Healthcare’s Bad Business with FDA Changes

Guest post by Edgar Wilson.

Edgar Wilson

President Trump’s promises to reform and deregulate the FDA seem doomed to do the opposite of what they were intended to do.

His track record on other issues notwithstanding, Trump might be excused for not knowing that American medicine is a bizarro-world where the good intentions of outsiders and insiders alike transmogrify into destruction, disruption, and bureaucratic chaos.

Big Business That Depends on Regulation

In a world where insurance wasn’t a prerequisite for accessing almost any care, and the free market actually was the primary force in driving patient and provider behaviors, broad strokes deregulation might work.

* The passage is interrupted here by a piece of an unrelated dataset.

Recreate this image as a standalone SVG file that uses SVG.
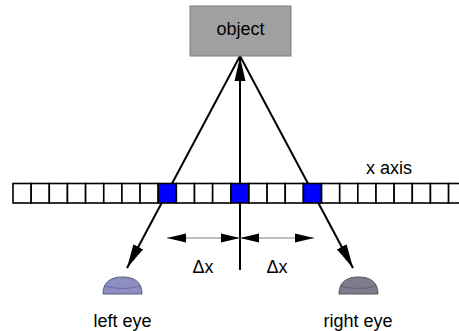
<svg xmlns="http://www.w3.org/2000/svg" width="459" height="331" viewBox="0 0 459 331">
  <style>
    .lbl { font-family: "Liberation Sans", Arial, sans-serif; font-size: 18px; fill: #000; }
    .ray { stroke: #000; stroke-width: 2; fill: none; }
    .dim { stroke: #808080; stroke-width: 1; fill: none; }
    .cell { fill: #fff; stroke: #000; stroke-width: 1.6; }
    .hit { fill: #0000ff; stroke: #000; stroke-width: 1.6; }
  </style>
  <defs>
    <marker id="head" markerUnits="userSpaceOnUse" markerWidth="24" markerHeight="12" refX="24" refY="6" orient="auto">
      <path d="M0,0.5 L24,6 L0,11.5 Z" fill="#000"/>
    </marker>
    <marker id="small" markerUnits="userSpaceOnUse" markerWidth="19" markerHeight="10" refX="19" refY="5" orient="auto-start-reverse">
      <path d="M0,0.5 L19,5 L0,9.5 Z" fill="#000"/>
    </marker>
  </defs>

  <rect width="459" height="331" fill="#fff"/>

  <!-- rays from the object, drawn beneath the axis strip -->
  <g id="connectors">
    <line class="ray" x1="240" y1="270" x2="240" y2="57" marker-end="url(#head)"/>
    <line class="ray" x1="240" y1="56" x2="127" y2="268" marker-end="url(#head)"/>
    <line class="ray" x1="240" y1="56" x2="353" y2="268" marker-end="url(#head)"/>
    <line class="dim" x1="167" y1="238" x2="240" y2="238" marker-start="url(#small)" marker-end="url(#small)"/>
    <line class="dim" x1="240" y1="238" x2="314" y2="238" marker-start="url(#small)" marker-end="url(#small)"/>
  </g>

  <g id="object">
    <rect x="190" y="6" width="101" height="50" fill="#a0a0a0" stroke="#7f7f7f" stroke-width="1"/>
    <text class="lbl" x="240.5" y="35" text-anchor="middle">object</text>
  </g>

  <!-- x axis strip of pixel cells -->
  <g id="x-axis">
    <rect class="cell" x="13" y="183.5" width="18.15" height="19.5"/>
    <rect class="cell" x="31.15" y="183.5" width="18.15" height="19.5"/>
    <rect class="cell" x="49.3" y="183.5" width="18.15" height="19.5"/>
    <rect class="cell" x="67.45" y="183.5" width="18.15" height="19.5"/>
    <rect class="cell" x="85.6" y="183.5" width="18.15" height="19.5"/>
    <rect class="cell" x="103.75" y="183.5" width="18.15" height="19.5"/>
    <rect class="cell" x="121.9" y="183.5" width="18.15" height="19.5"/>
    <rect class="cell" x="140.05" y="183.5" width="18.15" height="19.5"/>
    <rect class="hit" x="158.2" y="183.5" width="18.15" height="19.5"/>
    <rect class="cell" x="176.35" y="183.5" width="18.15" height="19.5"/>
    <rect class="cell" x="194.5" y="183.5" width="18.15" height="19.5"/>
    <rect class="cell" x="212.65" y="183.5" width="18.15" height="19.5"/>
    <rect class="hit" x="230.8" y="183.5" width="18.15" height="19.5"/>
    <rect class="cell" x="248.95" y="183.5" width="18.15" height="19.5"/>
    <rect class="cell" x="267.1" y="183.5" width="18.15" height="19.5"/>
    <rect class="cell" x="285.25" y="183.5" width="18.15" height="19.5"/>
    <rect class="hit" x="303.4" y="183.5" width="18.15" height="19.5"/>
    <rect class="cell" x="321.55" y="183.5" width="18.15" height="19.5"/>
    <rect class="cell" x="339.7" y="183.5" width="18.15" height="19.5"/>
    <rect class="cell" x="357.85" y="183.5" width="18.15" height="19.5"/>
    <rect class="cell" x="376" y="183.5" width="18.15" height="19.5"/>
    <rect class="cell" x="394.15" y="183.5" width="18.15" height="19.5"/>
    <rect class="cell" x="412.3" y="183.5" width="18.15" height="19.5"/>
    <rect class="cell" x="430.45" y="183.5" width="18.15" height="19.5"/>
    <rect class="cell" x="448.6" y="183.5" width="18.15" height="19.5"/>
    <text class="lbl" x="366" y="174">x axis</text>
  </g>

  <g id="delta-left">
    <text class="lbl" x="203" y="273" text-anchor="middle">Δx</text>
  </g>
  <g id="delta-right">
    <text class="lbl" x="277" y="273" text-anchor="middle">Δx</text>
  </g>

  <g id="left-eye">
    <path d="M103,294 C103,281 112,277 122.5,277 C133,277 142,281 142,294 Z" fill="#8e8ec4" stroke="#5a5a7a" stroke-width="1"/>
    <path d="M104.5,286 Q122.5,291 140.5,286" fill="none" stroke="#6a6aa0" stroke-width="1"/>
    <text class="lbl" x="122.5" y="327" text-anchor="middle">left eye</text>
  </g>

  <g id="right-eye">
    <path d="M339,294 C339,281 348,277 358.5,277 C369,277 378,281 378,294 Z" fill="#7c7c8c" stroke="#55555f" stroke-width="1"/>
    <path d="M340.5,286 Q358.5,291 376.5,286" fill="none" stroke="#5f5f6c" stroke-width="1"/>
    <text class="lbl" x="358" y="327" text-anchor="middle">right eye</text>
  </g>
</svg>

But in America’s healthcare system, “access” isn’t access. Rather, having a payer on board who will cover drugs, treatment, and providers is “access.” Simply knowing that a new wonder-drug exists doesn’t help people who need it. Steamrolling the FDA so that drugmakers can offer the drug on the open market, it should come as no surprise, also helps no one in particular. Because payers–insurers–look to the FDA for evidence of a drug’s value and clinical efficacy (rather than, say, patients desperate for a cure or drugmakers looking to cash in), disrupting the approval process serves also to disrupt payer confidence.

In other words, without the FDA’s lengthy, cumbersome, and expensive approval process, payers will be shy to cover new drugs–and thereby enable patients to access them. Drugmakers, by extension, would rather not face the uncertainty of what payers, providers, and patients might decide to do with new drugs absent the structured system of insurers taking their cues from the FDA, and thereby driving the behavior of the rest of the system.

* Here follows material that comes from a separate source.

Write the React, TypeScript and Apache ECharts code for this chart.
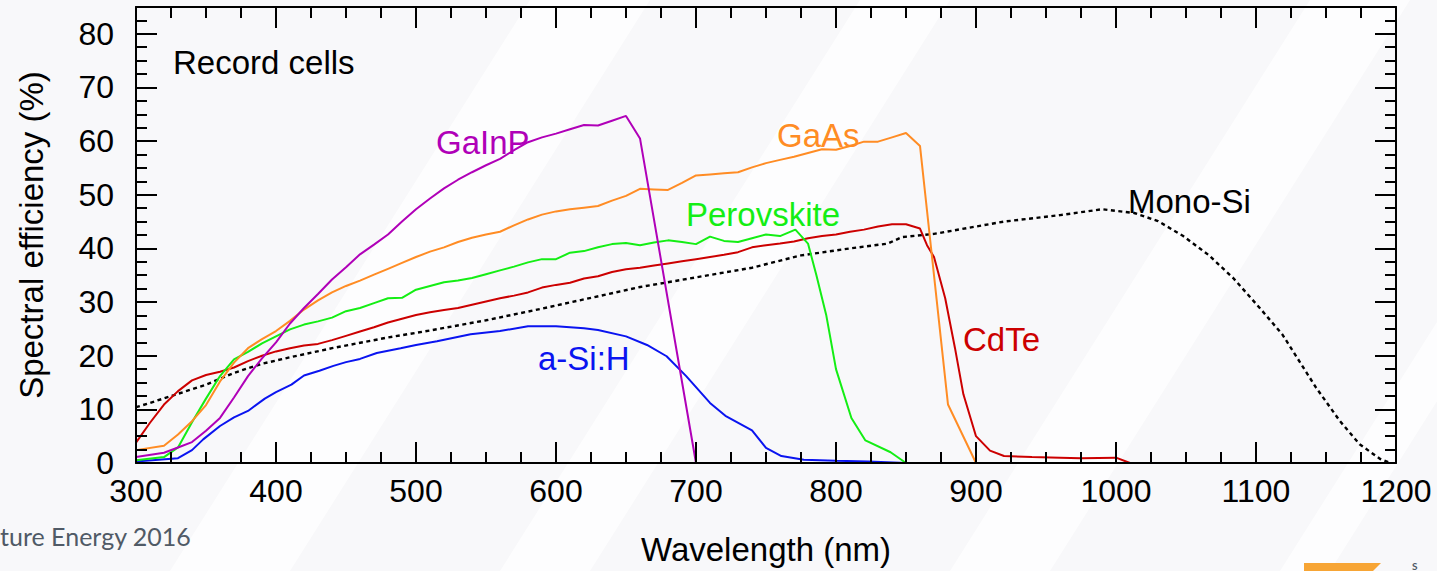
import { useEffect, useRef } from "react";
import * as echarts from "echarts";

// Spectral efficiency (%) of record solar cells versus wavelength (nm)
const gainpNm = [300, 320, 330, 340, 350, 360, 370, 380, 390, 400, 410, 420, 430, 440, 450, 460, 470, 480, 490, 500, 510, 520, 530, 540, 550, 560, 570, 580, 590, 600, 610, 620, 630, 640, 650, 660, 700, 1200];
const gainpEff = [1.1, 1.9, 2.9, 3.9, 6.0, 8.4, 12.2, 16.2, 19.5, 22.5, 26.0, 28.9, 31.5, 34.2, 36.5, 38.9, 40.7, 42.6, 45.0, 47.3, 49.3, 51.2, 52.8, 54.2, 55.5, 56.7, 58.3, 59.8, 60.7, 61.4, 62.2, 63.0, 62.9, 63.8, 64.7, 60.5, 0, 0];

const gaasNm = [300, 320, 330, 340, 350, 360, 370, 380, 390, 400, 410, 420, 430, 440, 450, 460, 470, 480, 490, 500, 510, 520, 530, 540, 550, 560, 570, 580, 590, 600, 610, 620, 630, 640, 650, 660, 670, 680, 690, 700, 710, 720, 730, 740, 750, 760, 770, 780, 790, 800, 810, 820, 830, 840, 850, 860, 880, 900, 1200];
const gaasEff = [2.4, 3.2, 5.3, 7.8, 10.8, 15.2, 18.7, 21.4, 23.1, 24.6, 26.5, 28.6, 30.3, 31.8, 33.0, 34.0, 35.1, 36.2, 37.3, 38.4, 39.4, 40.2, 41.2, 42.0, 42.6, 43.1, 44.3, 45.4, 46.3, 46.9, 47.3, 47.6, 47.9, 48.9, 49.8, 51.1, 51.0, 50.9, 52.2, 53.6, 53.8, 54.0, 54.2, 55.1, 55.9, 56.5, 57.1, 57.8, 58.5, 58.4, 59.1, 59.9, 59.9, 60.7, 61.5, 59.1, 10.9, 0, 0];

const perovskiteNm = [300, 320, 330, 340, 350, 360, 370, 380, 390, 400, 410, 420, 430, 440, 450, 460, 470, 480, 490, 500, 510, 520, 530, 540, 550, 560, 570, 580, 590, 600, 610, 620, 630, 640, 650, 660, 670, 680, 690, 700, 710, 720, 730, 740, 750, 760, 771, 780, 786, 793, 800, 811, 821, 839, 850, 1200];
const perovskiteEff = [0.5, 1.1, 2.9, 7.6, 12.0, 16.2, 19.3, 20.7, 22.3, 23.6, 24.9, 25.8, 26.4, 27.1, 28.3, 28.9, 29.8, 30.7, 30.8, 32.3, 33.0, 33.7, 34.0, 34.5, 35.2, 35.9, 36.6, 37.4, 38.0, 38.0, 39.2, 39.5, 40.2, 40.8, 41.0, 40.6, 41.1, 41.5, 41.2, 40.8, 42.2, 41.4, 41.2, 41.9, 42.6, 42.3, 43.5, 40.9, 35.0, 27.6, 17.5, 8.4, 4.2, 2.0, 0, 0];

const cdteNm = [300, 310, 320, 330, 340, 350, 360, 370, 380, 390, 400, 410, 420, 430, 440, 450, 460, 470, 480, 490, 500, 510, 520, 530, 540, 550, 560, 570, 580, 590, 600, 610, 620, 630, 640, 650, 660, 670, 680, 690, 700, 710, 720, 730, 740, 750, 760, 770, 780, 790, 800, 810, 820, 830, 840, 850, 860, 865, 870, 878, 885, 891, 900, 910, 920, 940, 960, 975, 1000, 1010, 1200];
const cdteEff = [3.8, 7.5, 10.9, 13.4, 15.4, 16.4, 17.0, 17.8, 19.0, 20.0, 20.8, 21.4, 21.9, 22.2, 22.9, 23.7, 24.5, 25.3, 26.2, 26.9, 27.6, 28.1, 28.5, 28.9, 29.5, 30.1, 30.7, 31.2, 31.8, 32.7, 33.2, 33.6, 34.4, 34.8, 35.6, 36.1, 36.4, 36.8, 37.2, 37.6, 38.0, 38.4, 38.8, 39.3, 40.2, 40.6, 40.9, 41.3, 41.9, 42.3, 42.6, 43.1, 43.5, 44.1, 44.5, 44.5, 43.7, 40.6, 38.4, 30.7, 21.4, 12.8, 5.0, 2.3, 1.3, 1.1, 1.0, 0.9, 1.0, 0, 0];

const asiNm = [300, 330, 340, 348, 360, 370, 380, 392, 400, 411, 420, 431, 441, 450, 460, 472, 489, 500, 515, 539, 560, 580, 600, 620, 630, 650, 665, 679, 693, 710, 721, 740, 750, 761, 777, 800, 823, 850, 1200];
const asiEff = [0.3, 0.9, 2.4, 4.4, 6.9, 8.5, 9.7, 12.0, 13.2, 14.6, 16.3, 17.2, 18.1, 18.8, 19.4, 20.5, 21.4, 22.0, 22.7, 24.0, 24.6, 25.5, 25.5, 25.1, 24.8, 23.6, 22.0, 19.9, 16.2, 11.2, 8.8, 6.1, 2.8, 1.3, 0.6, 0.4, 0.3, 0, 0];

const monoSiNm = [300, 310, 330, 350, 370, 390, 410, 440, 480, 510, 550, 585, 620, 660, 700, 740, 775, 810, 837, 847, 870, 920, 960, 990, 1013, 1030, 1048, 1066, 1084, 1103, 1119, 1143, 1160, 1174, 1189, 1196];
const monoSiEff = [10.4, 11.2, 12.9, 14.6, 16.8, 18.5, 19.7, 21.4, 23.4, 24.7, 26.6, 28.5, 30.5, 32.8, 34.6, 36.4, 38.7, 40.0, 40.9, 42.1, 42.7, 45.0, 46.2, 47.3, 46.6, 45.1, 42.3, 38.8, 34.4, 28.8, 23.9, 14.0, 7.8, 3.5, 0.7, 0];

const xMin = 300;
const xMax = 1200;
const yMin = 0;
const yMax = 85;

const FONT = '"Liberation Sans", Arial, Helvetica, sans-serif';
const FOOT_FONT = 'Lato, "Open Sans", sans-serif';

const zip = (xs: number[], ys: number[]) => xs.map((x, i) => [x, ys[i]]);

type Side = "bottom" | "top" | "left" | "right";

function axisDef(side: Side, interval: number, tickLen: number, major: boolean, extra: any = {}) {
  const isX = side === "bottom" || side === "top";
  const labelled = major && (side === "bottom" || side === "left");
  return {
    type: "value",
    position: side,
    min: isX ? xMin : yMin,
    max: isX ? xMax : yMax,
    interval,
    z: 5,
    axisLine: { show: major, onZero: false, lineStyle: { color: "#000", width: 2 } },
    axisTick: { show: true, inside: true, length: tickLen, lineStyle: { color: "#000", width: 2 } },
    axisLabel: {
      show: labelled,
      color: "#000",
      fontSize: 32,
      fontFamily: FONT,
      margin: isX ? 12 : 22,
      showMaxLabel: isX,
      formatter: (v: number) => String(v),
    },
    splitLine: { show: false },
    ...extra,
  };
}

function seriesDef(name: string, xs: number[], ys: number[], color: string, dashed = false) {
  return {
    name,
    type: "line",
    data: zip(xs, ys),
    xAxisIndex: 0,
    yAxisIndex: 0,
    showSymbol: false,
    symbol: "none",
    smooth: false,
    lineStyle: { color, width: dashed ? 2.4 : 2, type: dashed ? [4, 3.5] : "solid", cap: "butt" },
    itemStyle: { color },
  };
}

function label(text: string, x: number, y: number, fill: string) {
  return {
    type: "text",
    x,
    y,
    z: 10,
    style: {
      text,
      fill,
      font: `33px ${FONT}`,
      textAlign: "left",
      textVerticalAlign: "middle",
      align: "left",
      verticalAlign: "middle",
    },
  };
}

// faint diagonal light bands of the slide background
const bandFeet = [
  [170, 290],
  [500, 590],
  [950, 1050],
  [1280, 1330],
];
const bandShift = 360;

export default function App() {
  const ref = useRef<HTMLDivElement>(null);

  useEffect(() => {
    const chart = echarts.init(ref.current!, null, { renderer: "svg" });
    const bands = bandFeet.map(([a, b]) => ({
      type: "polygon",
      z: -10,
      silent: true,
      shape: {
        points: [
          [a, 571],
          [b, 571],
          [b + bandShift, 0],
          [a + bandShift, 0],
        ],
      },
      style: { fill: "#ffffff", opacity: 0.75 },
    }));

    chart.setOption({
      animation: false,
      backgroundColor: "#f8f8fa",
      grid: { left: 136, right: 41, top: 7, bottom: 105.5, containLabel: false },
      xAxis: [
        axisDef("bottom", 100, 21, true, {
          name: "Wavelength (nm)",
          nameLocation: "middle",
          nameGap: 70,
          nameTextStyle: { color: "#000", fontSize: 33, fontFamily: FONT },
        }),
        axisDef("bottom", 25, 11, false),
        axisDef("top", 100, 21, true),
        axisDef("top", 25, 11, false),
      ],
      yAxis: [
        axisDef("left", 10, 21, true, {
          name: "Spectral efficiency (%)",
          nameLocation: "middle",
          nameRotate: 90,
          nameGap: 88,
          nameTextStyle: { color: "#000", fontSize: 33, fontFamily: FONT },
        }),
        axisDef("left", 2.5, 11, false),
        axisDef("right", 10, 21, true),
        axisDef("right", 2.5, 11, false),
      ],
      series: [
        seriesDef("Mono-Si", monoSiNm, monoSiEff, "#000000", true),
        seriesDef("a-Si:H", asiNm, asiEff, "#0a14f0"),
        seriesDef("CdTe", cdteNm, cdteEff, "#cc0000"),
        seriesDef("Perovskite", perovskiteNm, perovskiteEff, "#14ee14"),
        seriesDef("GaAs", gaasNm, gaasEff, "#ff8c24"),
        seriesDef("GaInP", gainpNm, gainpEff, "#b000b8"),
      ],
      graphic: [
        ...bands,
        label("Record cells", 173, 62, "#000000"),
        label("GaInP", 436, 142, "#b000b8"),
        label("GaAs", 777, 135, "#ff8c24"),
        label("Perovskite", 686, 214, "#14ee14"),
        label("Mono-Si", 1128, 201, "#000000"),
        label("CdTe", 963, 339, "#cc0000"),
        label("a-Si:H", 538, 358, "#0a14f0"),
        {
          type: "text",
          x: 0,
          y: 536,
          z: 10,
          style: {
            text: "ture Energy 2016",
            fill: "#505a66",
            font: `25px ${FOOT_FONT}`,
            textAlign: "left",
            textVerticalAlign: "middle",
            align: "left",
            verticalAlign: "middle",
          },
        },
        {
          type: "polygon",
          z: 10,
          shape: { points: [[1304, 563], [1381, 563], [1373, 571], [1304, 571]] },
          style: { fill: "#f7a535" },
        },
        {
          type: "text",
          x: 1412,
          y: 561,
          z: 10,
          style: {
            text: "S",
            fill: "#4f5a66",
            font: `bold 10px ${FOOT_FONT}`,
            textAlign: "left",
            textVerticalAlign: "top",
            align: "left",
            verticalAlign: "top",
          },
        },
      ],
    });
    return () => chart.dispose();
  }, []);

  return (
    <div
      ref={ref}
      style={{ position: "fixed", left: 0, top: 0, width: 1437, height: 571 }}
    />
  );
}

To be fair, the FDA and its system for testing and approving new medications and devices has flaws. An overreliance on drugmakers’ own data, rather than independent research, sometimes leads to a lack of rigor and poor follow-up allowing unsafe drugs and devices to slip through to market only to be proven faulty by consumers, rather than regulators. A lack of clarity in its labeling requirements creates onerous demands on manufacturers and retailers, yet provides little to no benefit to the very consumers it is supposed to help protect and inform. There is no shortage of ways in which the FDA and its operations could be improved.

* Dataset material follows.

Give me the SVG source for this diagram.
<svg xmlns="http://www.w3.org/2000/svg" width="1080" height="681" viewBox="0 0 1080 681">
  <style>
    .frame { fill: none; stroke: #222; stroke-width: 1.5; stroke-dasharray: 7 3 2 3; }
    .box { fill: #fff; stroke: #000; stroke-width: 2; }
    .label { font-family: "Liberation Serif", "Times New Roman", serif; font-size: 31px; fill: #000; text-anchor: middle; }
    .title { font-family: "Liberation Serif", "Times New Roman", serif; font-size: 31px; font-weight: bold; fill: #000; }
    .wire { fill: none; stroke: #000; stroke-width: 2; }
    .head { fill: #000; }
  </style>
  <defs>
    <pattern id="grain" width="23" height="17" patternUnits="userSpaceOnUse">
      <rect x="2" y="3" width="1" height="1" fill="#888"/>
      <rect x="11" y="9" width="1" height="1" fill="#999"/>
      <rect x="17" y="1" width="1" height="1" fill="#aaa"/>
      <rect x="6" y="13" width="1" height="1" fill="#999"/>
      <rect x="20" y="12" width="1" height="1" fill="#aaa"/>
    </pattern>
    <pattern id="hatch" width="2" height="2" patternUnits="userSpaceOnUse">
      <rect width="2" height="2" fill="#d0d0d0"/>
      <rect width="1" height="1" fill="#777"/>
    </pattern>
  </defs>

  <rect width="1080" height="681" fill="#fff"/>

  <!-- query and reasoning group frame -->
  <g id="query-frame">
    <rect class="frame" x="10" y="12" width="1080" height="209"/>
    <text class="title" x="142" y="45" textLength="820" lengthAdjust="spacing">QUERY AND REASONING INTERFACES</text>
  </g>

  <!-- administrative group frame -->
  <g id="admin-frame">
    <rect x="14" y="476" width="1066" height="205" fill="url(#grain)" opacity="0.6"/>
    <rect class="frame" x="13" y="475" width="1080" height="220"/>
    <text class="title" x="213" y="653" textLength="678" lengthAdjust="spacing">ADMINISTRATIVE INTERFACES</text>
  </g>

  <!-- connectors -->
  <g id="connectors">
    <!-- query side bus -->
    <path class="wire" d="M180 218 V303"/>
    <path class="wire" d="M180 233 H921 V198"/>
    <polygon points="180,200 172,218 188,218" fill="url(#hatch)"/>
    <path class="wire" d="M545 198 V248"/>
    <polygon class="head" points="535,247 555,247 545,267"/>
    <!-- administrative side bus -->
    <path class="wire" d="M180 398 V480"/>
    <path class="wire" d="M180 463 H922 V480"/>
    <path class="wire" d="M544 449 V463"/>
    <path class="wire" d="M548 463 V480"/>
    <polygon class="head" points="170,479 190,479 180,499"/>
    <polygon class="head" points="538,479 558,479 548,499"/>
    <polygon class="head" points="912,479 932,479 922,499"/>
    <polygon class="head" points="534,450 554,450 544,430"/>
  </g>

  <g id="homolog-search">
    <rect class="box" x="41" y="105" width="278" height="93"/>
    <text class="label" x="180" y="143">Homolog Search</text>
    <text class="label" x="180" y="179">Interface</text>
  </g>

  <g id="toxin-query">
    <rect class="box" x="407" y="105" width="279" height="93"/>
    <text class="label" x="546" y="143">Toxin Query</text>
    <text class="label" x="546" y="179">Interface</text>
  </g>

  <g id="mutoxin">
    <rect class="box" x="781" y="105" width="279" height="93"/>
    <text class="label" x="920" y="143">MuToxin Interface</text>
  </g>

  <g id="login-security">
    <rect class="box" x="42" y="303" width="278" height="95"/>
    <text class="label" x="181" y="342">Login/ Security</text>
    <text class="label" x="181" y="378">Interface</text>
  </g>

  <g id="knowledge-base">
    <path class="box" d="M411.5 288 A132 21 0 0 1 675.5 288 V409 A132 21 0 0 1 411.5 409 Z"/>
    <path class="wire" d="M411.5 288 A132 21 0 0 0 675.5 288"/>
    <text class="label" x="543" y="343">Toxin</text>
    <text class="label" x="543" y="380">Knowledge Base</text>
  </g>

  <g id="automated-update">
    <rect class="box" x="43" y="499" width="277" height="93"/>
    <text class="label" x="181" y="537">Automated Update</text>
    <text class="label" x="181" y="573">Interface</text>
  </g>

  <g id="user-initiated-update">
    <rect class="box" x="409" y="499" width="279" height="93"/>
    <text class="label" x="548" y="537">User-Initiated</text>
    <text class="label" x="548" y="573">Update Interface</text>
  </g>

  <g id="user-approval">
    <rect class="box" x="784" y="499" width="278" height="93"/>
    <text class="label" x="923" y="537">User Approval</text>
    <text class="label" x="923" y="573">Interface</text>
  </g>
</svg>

But Trump’s approach to the FDA treats the organization like a Gordian knot — something more easily cut through than carefully managed — with predictably mixed and messy results. He isn’t entirely wrong that there are problems to be solved, but his approach also isn’t graceful or nuanced. More than that, though, it makes the mistake so ubiquitous in business and leadership today, of relying too much on generously vague terms like “innovation” and the amorphous power of “science” at large to provide cures not just for injury and illness, but all of society’s woes.

When Will Science Save Us

In a tech-obsessed period of American life, the instinct–apparently shared from the Trump White House on down through to developers and plenty of consumers and patients–is to rely more on automation and digital systems like EHRs to facilitate the spread of knowledge, best practices, and to capture performance and quality metrics. But overcoming both the imperfections of the FDA as well as the habits of practicing clinicians may still fall to the humans of the medical profession, rather than to their tools and tech.